Directions for this task
In the lines below, output everything from the first line through the line containing "import * as" exactly as it is. Pictures are not part of the output.

+++

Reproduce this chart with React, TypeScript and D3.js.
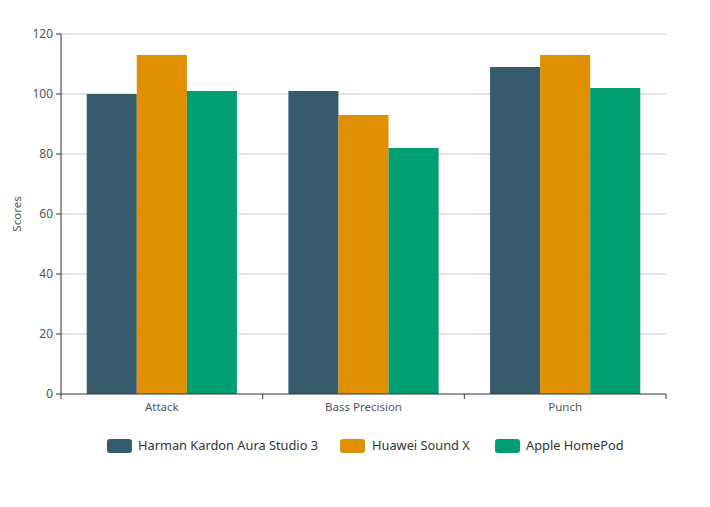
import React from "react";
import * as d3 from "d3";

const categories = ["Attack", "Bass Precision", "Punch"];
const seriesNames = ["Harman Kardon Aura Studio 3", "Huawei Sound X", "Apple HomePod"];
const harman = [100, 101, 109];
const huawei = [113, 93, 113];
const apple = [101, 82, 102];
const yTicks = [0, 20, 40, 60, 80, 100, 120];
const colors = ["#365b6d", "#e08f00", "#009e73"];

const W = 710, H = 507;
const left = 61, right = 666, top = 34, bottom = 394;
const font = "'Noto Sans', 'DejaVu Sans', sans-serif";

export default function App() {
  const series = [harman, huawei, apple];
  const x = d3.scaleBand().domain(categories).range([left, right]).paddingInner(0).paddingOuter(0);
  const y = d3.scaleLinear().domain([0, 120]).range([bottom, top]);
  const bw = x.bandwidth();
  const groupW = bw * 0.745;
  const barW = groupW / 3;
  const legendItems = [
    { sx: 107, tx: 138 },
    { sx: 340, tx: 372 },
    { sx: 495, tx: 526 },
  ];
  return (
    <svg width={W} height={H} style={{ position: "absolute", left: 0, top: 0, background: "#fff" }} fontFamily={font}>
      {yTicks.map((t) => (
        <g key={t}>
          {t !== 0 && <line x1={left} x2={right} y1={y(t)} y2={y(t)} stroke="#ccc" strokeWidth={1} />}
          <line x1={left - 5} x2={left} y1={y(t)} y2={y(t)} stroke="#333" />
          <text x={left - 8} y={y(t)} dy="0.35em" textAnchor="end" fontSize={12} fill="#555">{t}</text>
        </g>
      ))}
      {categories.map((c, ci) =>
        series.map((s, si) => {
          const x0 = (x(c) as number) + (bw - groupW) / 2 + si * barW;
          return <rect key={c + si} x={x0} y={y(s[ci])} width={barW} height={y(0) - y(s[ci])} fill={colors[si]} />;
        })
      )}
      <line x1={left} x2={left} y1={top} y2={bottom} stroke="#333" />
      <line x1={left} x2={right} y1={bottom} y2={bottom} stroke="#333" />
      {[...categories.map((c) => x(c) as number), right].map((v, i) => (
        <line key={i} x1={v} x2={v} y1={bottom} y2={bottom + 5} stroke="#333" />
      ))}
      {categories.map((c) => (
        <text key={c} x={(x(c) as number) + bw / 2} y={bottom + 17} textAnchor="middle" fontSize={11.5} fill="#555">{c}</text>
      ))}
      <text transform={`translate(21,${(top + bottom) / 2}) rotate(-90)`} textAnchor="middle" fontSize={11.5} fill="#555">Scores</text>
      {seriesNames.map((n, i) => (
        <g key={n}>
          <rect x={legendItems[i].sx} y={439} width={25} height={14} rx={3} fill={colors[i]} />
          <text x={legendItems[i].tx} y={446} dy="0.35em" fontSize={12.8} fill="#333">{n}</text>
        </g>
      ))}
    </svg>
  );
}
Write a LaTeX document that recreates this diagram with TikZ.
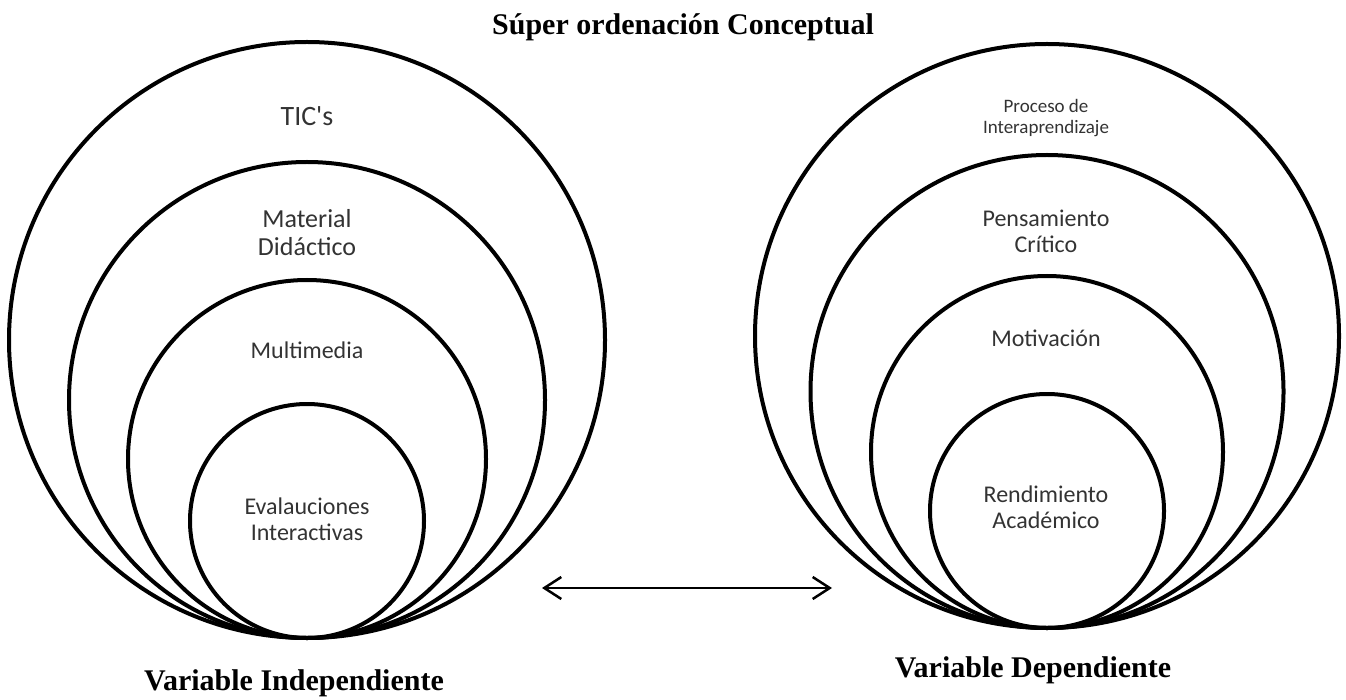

+++

Problem solution
Reproduce this chart with React, TypeScript and D3.js.
import React from "react";
import * as d3 from "d3";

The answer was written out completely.